Plenty of colours and light: that is what you will find in the eye-catching works by Italian artist Mario Merz (1925–2003). Born in Milan, Merz first began experimenting with art and painting while imprisoned for his activities associated with the Italian anti-fascist group, Giustizia e Libertà. Initially wanting to use a single, continuous line to create his images, he experimented with the relationship between what he created and its natural setting. Another source of inspiration was his relationship with Marisa Merz, whom he met in 1950 and later married. Both were part of the Arte Povera movement, and are said to have inspired each other significantly in their art.
Neon lights and Fibonacci
The continuous line used in Merz’s art evolved as his practice progressed, transforming into what he is best known for – his neon light installations. Using fluorescent tubes, Merz shaped words and numbers to form luminous messages that made a profound impact on the works and locations with which they were associated. Mixed with glass and fabric, Merz created his famous igloo shapes, featuring domes decorated with coloured fluorescent tubes, visible from a long distance away. His use of the Fibonnacci sequence is apparent in his installations, where he places numbers in a specific order to recreate this well-known sequence. Placed on tall buildings, these neon lights form vertical sequences along the architecture.

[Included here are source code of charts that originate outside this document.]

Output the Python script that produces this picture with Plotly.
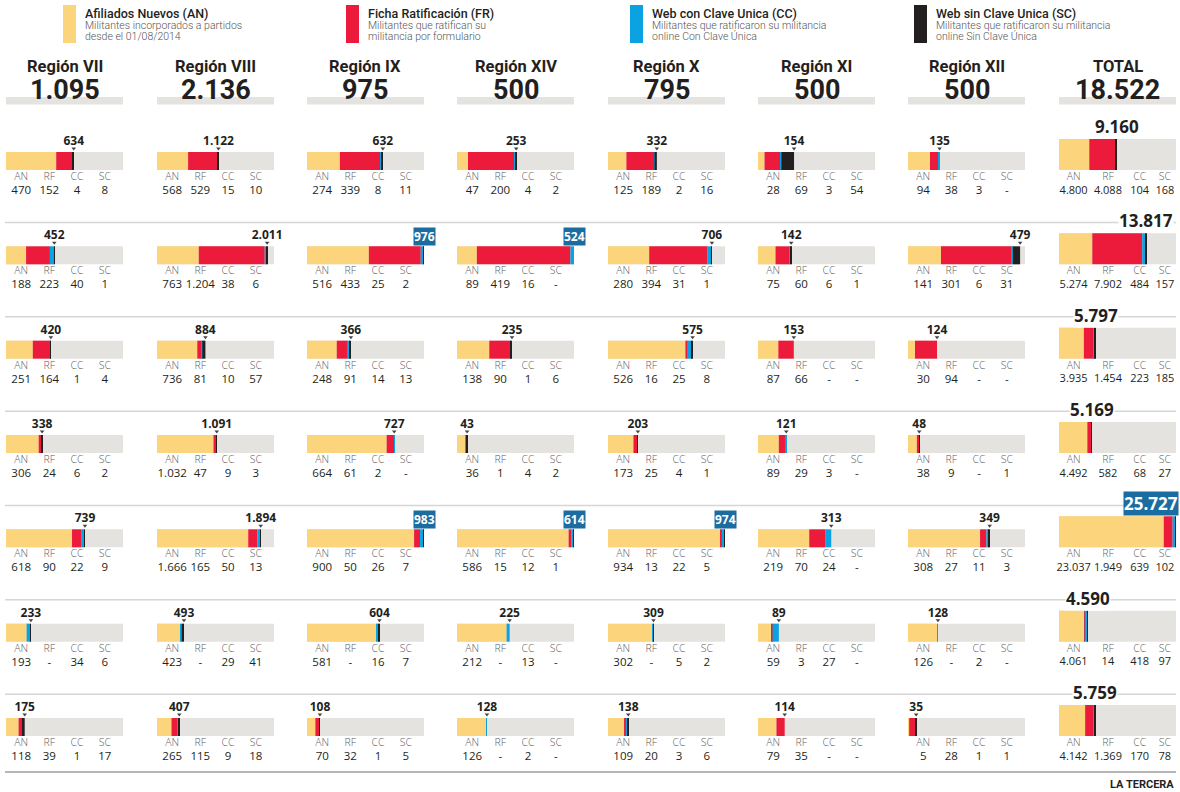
import plotly.graph_objects as go

# ---------------- DATA ----------------
regions = ["Región VII", "Región VIII", "Región IX", "Región XIV",
           "Región X", "Región XI", "Región XII", "TOTAL"]
thresholds = [1095, 2136, 975, 500, 795, 500, 500, 18522]
abbrevs = ["AN", "RF", "CC", "SC"]

# rows (7 parties) x columns (7 regions + total)
an = [
    [470, 568, 274, 47, 125, 28, 94, 4800],
    [188, 763, 516, 89, 280, 75, 141, 5274],
    [251, 736, 248, 138, 526, 87, 30, 3935],
    [306, 1032, 664, 36, 173, 89, 38, 4492],
    [618, 1666, 900, 586, 934, 219, 308, 23037],
    [193, 423, 581, 212, 302, 59, 126, 4061],
    [118, 265, 70, 126, 109, 79, 5, 4142],
]
rf = [
    [152, 529, 339, 200, 189, 69, 38, 4088],
    [223, 1204, 433, 419, 394, 60, 301, 7902],
    [164, 81, 91, 90, 16, 66, 94, 1454],
    [24, 47, 61, 1, 25, 29, 9, 582],
    [90, 165, 50, 15, 13, 70, 27, 1949],
    [0, 0, 0, 0, 0, 3, 0, 14],
    [39, 115, 32, 0, 20, 35, 28, 1369],
]
cc = [
    [4, 15, 8, 4, 2, 3, 3, 104],
    [40, 38, 25, 16, 31, 6, 6, 484],
    [1, 10, 14, 1, 25, 0, 0, 223],
    [6, 9, 2, 4, 4, 3, 0, 68],
    [22, 50, 26, 12, 22, 24, 11, 639],
    [34, 29, 16, 13, 5, 27, 2, 418],
    [1, 9, 1, 2, 3, 0, 1, 170],
]
sc = [
    [8, 10, 11, 2, 16, 54, 0, 168],
    [1, 6, 2, 0, 1, 1, 31, 157],
    [4, 57, 13, 6, 8, 0, 0, 185],
    [2, 3, 0, 2, 1, 0, 1, 27],
    [9, 13, 7, 1, 5, 0, 3, 102],
    [6, 41, 7, 0, 2, 0, 0, 97],
    [17, 18, 5, 0, 6, 0, 1, 78],
]

legend_titles = ["Afiliados Nuevos (AN)", "Ficha Ratificación (FR)",
                 "Web con Clave Unica (CC)", "Web sin Clave Unica (SC)"]
legend_desc = [
    ["Militantes incorporados a partidos", "desde el 01/08/2014"],
    ["Militantes que ratifican su", "militancia por formulario"],
    ["Militantes que ratificaron su militancia", "online Con Clave Única"],
    ["Militantes que ratificaron su militancia", "online Sin Clave Única"],
]

# ---------------- STYLE / LAYOUT ----------------
W, H = 1180, 792
C_AN, C_RF, C_CC, C_SC = "#FBD47B", "#EC1A3B", "#0AA2E0", "#231F20"
GRAY = "#E4E3DF"
BOX = "#1B6CA0"
DARK = "#231F20"
seg_colors = [C_AN, C_RF, C_CC, C_SC]
COL_X0 = [6, 157, 307, 457, 608, 758, 908, 1059]
BAR_W = 117
ROW0, PITCH = 161, 94.33
REG_FR = [0.13, 0.37, 0.607, 0.845]
TOT_FR = [0.125, 0.418, 0.69, 0.905]
HEAD = "Roboto"
BODY = "Open Sans"


def ry(px):
    return px / PITCH


def py2p(py):
    return 1 - py / H


def fmt(v):
    return "-" if v == 0 else f"{v:,}".replace(",", ".")


fig = go.Figure()
annotations = []
shapes = []
rows = list(range(7))
series = [an, rf, cc, sc]

for c in range(8):
    xa = "x" if c == 0 else f"x{c + 1}"
    is_total = c == 7
    thr = thresholds[c]
    yoff = ry(-6.5) if is_total else 0
    bw = ry(31) if is_total else ry(18)
    ys = [r + yoff for r in rows]

    fig.add_trace(go.Bar(x=[thr] * 7, y=ys, base=[0] * 7, orientation="h", width=bw,
                         marker=dict(color=GRAY, line=dict(width=0)),
                         xaxis=xa, yaxis="y", hoverinfo="skip", showlegend=False))
    totals = [sum(s[r][c] for s in series) for r in rows]
    scales = [min(1.0, thr / t) for t in totals]
    base = [0.0] * 7
    for s, col in zip(series, seg_colors):
        lens = [s[r][c] * scales[r] for r in rows]
        fig.add_trace(go.Bar(x=lens, y=ys, base=base[:], orientation="h", width=bw,
                             marker=dict(color=col, line=dict(width=0)),
                             xaxis=xa, yaxis="y", hoverinfo="skip", showlegend=False))
        base = [b + l for b, l in zip(base, lens)]

    fr = TOT_FR if is_total else REG_FR
    # abbreviations and values
    ax, ay, at, vx, vy, vt = [], [], [], [], [], []
    for r in rows:
        for k, ab in enumerate(abbrevs):
            ax.append(fr[k] * thr); ay.append(r + ry(16.5)); at.append(ab)
            vx.append(fr[k] * thr); vy.append(r + ry(30)); vt.append(fmt(series[k][r][c]))
    fig.add_trace(go.Scatter(x=ax, y=ay, text=at, mode="text", cliponaxis=False,
                             textfont=dict(family=BODY, size=10.5, color="#5c5c5c", weight=300),
                             xaxis=xa, yaxis="y", hoverinfo="skip", showlegend=False))
    fig.add_trace(go.Scatter(x=vx, y=vy, text=vt, mode="text", cliponaxis=False,
                             textfont=dict(family=BODY, size=(11 if is_total else 11.5), color=DARK),
                             xaxis=xa, yaxis="y", hoverinfo="skip", showlegend=False))

    # end labels
    lx, ly, lt = [], [], []
    cx, cy = [], []
    for r in rows:
        end = min(totals[r], thr)
        cx.append(end)
        cy.append(r + (ry(-27) if is_total else ry(-12.5)))
        over = totals[r] > thr
        if is_total or over:
            annotations.append(dict(
                x=end, y=r + (ry(-34.5) if is_total else ry(-19)), xref=xa, yref="y",
                text=f"<b>{fmt(totals[r])}</b>", showarrow=False,
                xanchor=("right" if (is_total and over) else "center"), yanchor="middle",
                xshift=(3 if (is_total and over) else 0),
                font=dict(family=BODY, size=(17 if is_total else 12),
                          color=("white" if over else DARK)),
                bgcolor=(BOX if over else "white"), borderpad=0))
        else:
            lx.append(end); ly.append(r + ry(-19)); lt.append(fmt(totals[r]))
    if lx:
        fig.add_trace(go.Scatter(x=lx, y=ly, text=lt, mode="text", cliponaxis=False,
                                 textfont=dict(family=BODY, size=12, color=DARK, weight=700),
                                 xaxis=xa, yaxis="y", hoverinfo="skip", showlegend=False))
    fig.add_trace(go.Scatter(x=cx, y=cy, mode="markers", cliponaxis=False,
                             marker=dict(symbol="triangle-down", size=4, color="#444"),
                             xaxis=xa, yaxis="y", hoverinfo="skip", showlegend=False))

    # headers
    xc = (COL_X0[c] + BAR_W / 2) / W
    shapes.append(dict(type="rect", xref="paper", yref="paper",
                       x0=COL_X0[c] / W, x1=(COL_X0[c] + BAR_W) / W,
                       y0=py2p(104.5), y1=py2p(97), fillcolor=GRAY, line=dict(width=0), layer="below"))
    annotations.append(dict(x=xc, y=py2p(67), xref="paper", yref="paper", text=regions[c],
                            showarrow=False, xanchor="center", yanchor="middle",
                            font=dict(family=HEAD, size=16.5, color=DARK, weight=700)))
    annotations.append(dict(x=xc, y=py2p(90), xref="paper", yref="paper", text=fmt(thr),
                            showarrow=False, xanchor="center", yanchor="middle",
                            font=dict(family=HEAD, size=27, color=DARK, weight=700)))

# separators
for r in range(6):
    shapes.append(dict(type="line", xref="paper", yref="y", x0=5 / W, x1=1176 / W,
                       y0=r + ry(61.5), y1=r + ry(61.5), line=dict(color="#D6D6D6", width=1.5), layer="below"))
shapes.append(dict(type="line", xref="paper", yref="y", x0=5 / W, x1=1176 / W,
                   y0=6 + ry(45), y1=6 + ry(45), line=dict(color="#9E9E9E", width=1.5), layer="below"))

# legend
LEG_X = [63, 346, 630, 914]
for i in range(4):
    shapes.append(dict(type="rect", xref="paper", yref="paper",
                       x0=LEG_X[i] / W, x1=(LEG_X[i] + 13) / W, y0=py2p(43), y1=py2p(5),
                       fillcolor=seg_colors[i], line=dict(width=0)))
    annotations.append(dict(x=(LEG_X[i] + 20) / W, y=py2p(13.5), xref="paper", yref="paper",
                            text=legend_titles[i], showarrow=False, xanchor="left", yanchor="middle",
                            font=dict(family="Roboto", size=12.5, color=DARK, weight=500)))
    for j, line in enumerate(legend_desc[i]):
        annotations.append(dict(x=(LEG_X[i] + 20) / W, y=py2p(25 + 11.5 * j), xref="paper", yref="paper",
                                text=line, showarrow=False, xanchor="left", yanchor="middle",
                                font=dict(family="Roboto", size=10.5, color="#555555", weight=300)))

annotations.append(dict(x=1176 / W, y=py2p(784), xref="paper", yref="paper", text="LA TERCERA",
                        showarrow=False, xanchor="right", yanchor="middle",
                        font=dict(family=HEAD, size=11, color=DARK, weight=700)))

layout_axes = {}
for c in range(8):
    name = "xaxis" if c == 0 else f"xaxis{c + 1}"
    layout_axes[name] = dict(domain=[COL_X0[c] / W, (COL_X0[c] + BAR_W) / W], range=[0, thresholds[c]],
                             visible=False, fixedrange=True, anchor="y")
layout_axes["yaxis"] = dict(domain=[0, 1], range=[(H - ROW0) / PITCH, -ROW0 / PITCH],
                            visible=False, fixedrange=True, anchor="x")

fig.update_layout(width=W, height=H, margin=dict(l=0, r=0, t=0, b=0),
                  paper_bgcolor="white", plot_bgcolor="rgba(0,0,0,0)",
                  barmode="overlay", showlegend=False,
                  annotations=annotations, shapes=shapes, **layout_axes)

fig.write_html("out.html", config={"displayModeBar": False})
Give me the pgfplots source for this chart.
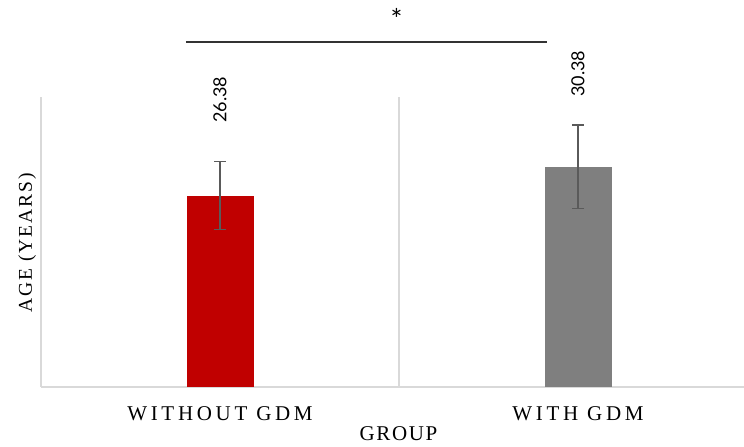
\documentclass[border=0pt]{standalone}
\usepackage{pgfplots}
\pgfplotsset{compat=1.18}
\usepackage{pgfplotstable}
\usepackage{fontspec}
\setmainfont{Liberation Serif}
\newfontfamily\numfont{Lato}
\newfontfamily\tickfont[LetterSpace=17.5]{Liberation Serif}
\newfontfamily\grpfont[LetterSpace=8]{Liberation Serif}
\newfontfamily\ylabfont[LetterSpace=10]{Liberation Serif}
\definecolor{barred}{HTML}{C00000}
\definecolor{bargray}{HTML}{7F7F7F}
\definecolor{gridc}{HTML}{D9D9D9}
\definecolor{errc}{HTML}{5A5A5A}

\pgfplotstableread{
x y err
0 26.38 4.70
}\tableA
\pgfplotstableread{
x y err
1 30.38 5.78
}\tableB

\begin{document}
\begin{tikzpicture}
\path[use as bounding box] (-41bp,-60.5bp) rectangle (703bp,386.5bp);
\begin{axis}[
  at={(0,0)}, anchor=south west,
  scale only axis, width=703bp, height=289.5bp,
  xmin=-0.5, xmax=1.4637, ymin=0, ymax=40,
  clip=false,
  axis line style={draw=none},
  tick style={draw=none},
  ytick=\empty,
  xtick={0,1},
  xticklabels={WITHOUT GDM, WITH GDM},
  xticklabel style={font=\tickfont\fontsize{21bp}{25bp}\selectfont, anchor=base, inner sep=0pt, yshift=-33.5bp},
  extra x ticks={-0.5,0.5},
  extra x tick labels={},
  extra x tick style={grid=major, major grid style={gridc, line width=2bp}, tick style={draw=none}},
  extra y ticks={0},
  extra y tick labels={},
  extra y tick style={grid=major, major grid style={gridc, line width=2bp}, tick style={draw=none}},
  xlabel={GROUP},
  xlabel style={font=\grpfont\fontsize{21bp}{25bp}\selectfont, at={(axis description cs:0.5085,0)}, anchor=base, inner sep=0pt, yshift=-53.5bp},
  ylabel={AGE (YEARS)},
  ylabel style={font=\ylabfont\fontsize{19.5bp}{23bp}\selectfont, at={(axis description cs:-0.0128,0.497)}, anchor=base, inner sep=0pt},
]
\addplot[ybar, bar width=67bp, bar shift=0pt, fill=barred, draw=none,
  error bars/.cd, y dir=both, y explicit,
  error bar style={errc, line width=1.8bp},
  error mark options={errc, line width=1.8bp, mark size=6bp, rotate=90}]
  table[x=x, y=y, y error=err] {\tableA};
\addplot[ybar, bar width=67bp, bar shift=0pt, fill=bargray, draw=none,
  error bars/.cd, y dir=both, y explicit,
  error bar style={errc, line width=1.8bp},
  error mark options={errc, line width=1.8bp, mark size=6bp, rotate=90}]
  table[x=x, y=y, y error=err] {\tableB};
\node[rotate=90, anchor=west, inner sep=0pt, font=\numfont\fontsize{18bp}{20bp}\selectfont] at (axis cs:0,36.41) {26.38};
\node[rotate=90, anchor=west, inner sep=0pt, font=\numfont\fontsize{18bp}{20bp}\selectfont] at (axis cs:1,40.0) {30.38};
\draw[color=black!80, line width=1.8bp] (axis cs:-0.095,47.64) -- (axis cs:0.9134,47.64);
\node[anchor=base, inner sep=0pt, font=\numfont\fontsize{28bp}{30bp}\selectfont] at (axis cs:0.493,49.3) {*};
\end{axis}
\end{tikzpicture}
\end{document}
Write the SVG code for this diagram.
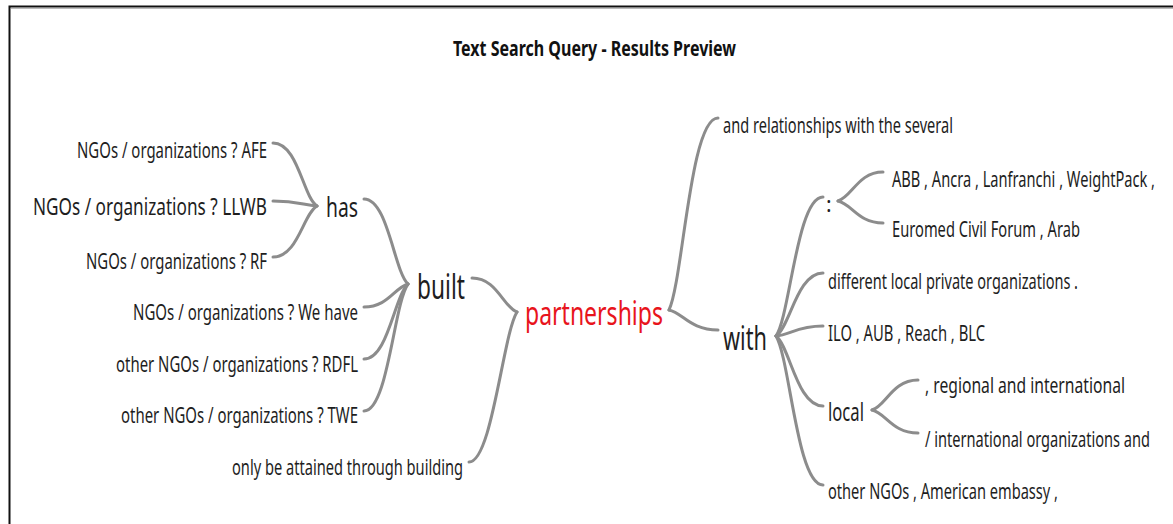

Cheap materials against industrialism
Merz did not focus on the beautiful, nor on the simple painted canvas, but on using conventional materials to comment on consumerism and industrialism, to offer a voice of dissent against modern capitalist life. This was reflected in his use of simple and humble materials, openly avoiding media typically used for conventionally beautiful works of art. Merz’s main emphasis was on man and an egalitarian view of humanity, rejecting the dehumanising consumerism that grew rapidly during Merz’s lifetime.